In 2017, the first Parallax book is published. In keeping with the spirit of dialogue that the Parallax project embraces, the book sets up a discourse. As well as documenting the two exhibitions, at AFA Katowice in 2015 and Chelsea College of Arts in 2016, the 10 essays in this book are themselves a kind of conversation. Each essay, in one way or another, represents a response to the previous text. And each one is also designed to provoke a retort. Like the radically varying artworks which made up the exhibitions in Katowice and London, the discourses that the texts explore at times stay within a familiar form and, at others, jolt from historical fact to fantastical fiction. But running through each of the texts are a thread of fundamental questions about points of view, institutional change, social transformation and political upheaval.
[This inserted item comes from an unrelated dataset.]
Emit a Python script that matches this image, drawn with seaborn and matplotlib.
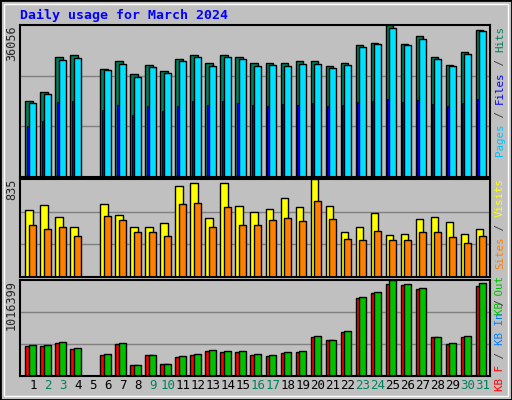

The exchange between the two schools was initiated at a crucial moment. The history of Chelsea College of Arts goes back to 1895. Ten years had passed in 2015 since the institution moved into a new location at Millbank in central London. The opening of the new AFA building, accompanied by the completion of other institutions such as the Silesian Museum and the new concert hall for the Polish National Radio Symphony Orchestra was part of an exceptionally dynamic process of the city’s revitalisation, achieved through developing its cultural infrastructure. The year 2015 may then be considered a turning point that provokes not only recapitulation, further transformation and updating but also questions concerning the future. I hope that the discussion taking place on many Academic levels will create new opportunities, will reformat our thinking about artistic education and provide new spaces where we will be able to tackle the upcoming challenges.
Currently in Parallax network are: Chelsea College of Arts London, Valand Academy, University of Gothenburg, University of Plymouth and Academy of Fine Arts in Katowice.